In a 2016 essay for International Studies Review, Prof. Qin Yaqing (秦亚青) of China Foreign Affairs University maps out the cornerstones of relational theory of international politics (国际政治关系理论). Qin, who has recently produced a much more extensive book on the topic is, safe to say, the leading authority on the matter in China. Following up on my last post, I wanted to find out more about the essence of Qin’s theoretical work.
The line of argumentation can be summarized as follows:
- International Relations (IR) remains dominated by theoretical frameworks developed mostly in the West and especially the United States. This current state is being increasingly challenged by non-Western academics;
- “Individualistic rationality” (Qin 34) is the foundational concept of all of the major approaches to the field, those being structural realism, neo-liberal institutionalism, and structural constructivism/English School;
- Almost completely antithetical to that, Confucian tradition emphasizes the centrality of permanent relational interconnectedness, leaving no space for truly independent agency;
- Accordingly, mutual relations in fact determine individual behavior to a large extent. Different actors can have different relations with one another and therefore need to maintain different identities depending on context;
- Relations do change through “process” (Ibid. 37), meaning – according to my reading – that actors can induce change in their relations but lack effective control over the eventual outcome;
- Actors will more likely attend to and try to foster their close and high-priority relations. Autonomous action is practically limited to the manipulation of relations;
- (Political) power is only gained through relations. This should not be equated with the Western understanding of soft and hard power because, as Qin argues, this kind of power cannot be possessed;
- The importance of managing and preserving healthy relations ultimately trumps particularistic, albeit rational, self-interest as well as normative considerations. Norms and rules are seen as a rather inconvenient necessity only for those who would act in bad faith, as mutual trust should ideally guide all interaction between parties.
Qin offers an overview of the theory’s deeper philosophical underpinnings that are rooted in Confucian thought and Chinese culture. It would be presumptuous to say that these ideas can easily be summarized and I recommend you give it a read yourself. In a very small nutshell:
- Zhongyong (中庸) or the Doctrine of the Mean as well as the yin-yang relationship encapsulate a particular view of the world in which essentially everything, be it material or immaterial, is inclusive of its perceived opposite;
- Contrary to Western philosophy (Qin points out Huntington and Hegel here), conflict and antagonistic relationships are de-emphasized and regarded as aberrations from a natural tendency towards harmony – the zhonghe (中和);
- A new, perhaps global, order is possible that could even transcend the hitherto Westphalian system and replace the always unstable balance of power with a “balance of relations” (Ibid. 44) (Qin refers to the East Asian Tribute system in particular).

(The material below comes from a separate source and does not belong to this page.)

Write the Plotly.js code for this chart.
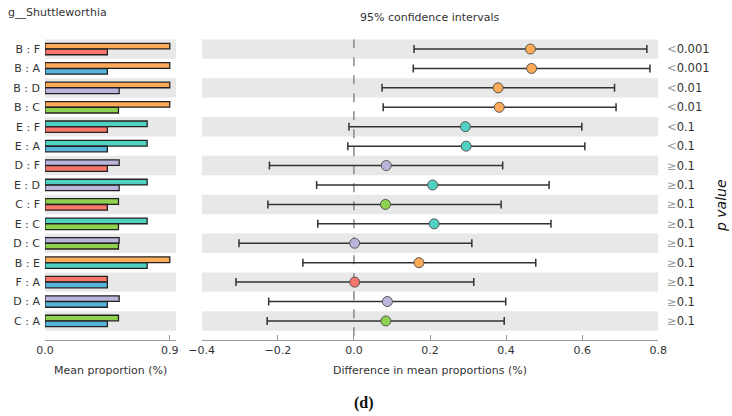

The relational theory of international politics is obviously a very wide-ranging subject matter and I can see it leading to some very interesting and controversial discussions in both philosophy and political science/IR. It definitely requires a comprehensive evaluation by Western and non-Western scholars that would be far beyond the scope of this review. I would be curious to find out more to what extent it is woven into official Chinese diplomacy.
After having read the text, many thoughts came to my mind that I would love to discuss with Prof. Qin over a nice cup of tea, but I will limit them to the following three:
- I cannot help but wonder to what degree relational theory of international politics is itself more normative than descriptive? Even though Qin picks out two cases of US and British foreign policy (Ibid. 38) that supposedly substantiate the theory, I would assume from the reading that, for the most part, Qin would not consider Western foreign policy decisions as paying due attention to strict interrelatedness. And does Chinese foreign policy really conform to the theory? Moreover, in conclusion, Qin tries to convey in a very prescriptive, if not downright judgmental, manner how IR and foreign policy-making would be much improved if they were to shift to the logic of relationality.
- This leads directly to the next issue – also touched upon by Qin – namely that:
“The relational theory, therefore, has potential for application beyond Confucian communities, although it will bear its cultural birthmark throughout” (Ibid. 45).
Again, leaving much room for discussion and feedback regarding the realistic applicability outside of China.
- It is not yet clear to me how relations influence actors and vice versa and which is the more dominant. This is because Qin acknowledges that actors are indeed self-interested and that they can gain many advantages through the manipulation of others. How can this manipulation be reconciled with trust and harmony in society? At the same time, the relations should have a constraining effect on all actors. This makes the impression of a nature vs. nurture problem to me, with the nature part (or self-interest) portrayed as having been taken to an alleged extreme in the Western context.
I appreciate Qin’s strong focus on the relations part of IR. Qin actually critiques what he regards as the discipline’s overemphasis on studying actors (and perhaps norms) rather than the nature and quality of relations between them. This made me think back to dependency and world-systems theory. Another blog post perhaps?
I would be interested in your comments, experiences, or research on this point and whether you think these aspects are being neglected by mainstream IR.
Qin, Yaqing. “A Relational Theory of World Politics.” International Studies Review 18 (2016): 33-47.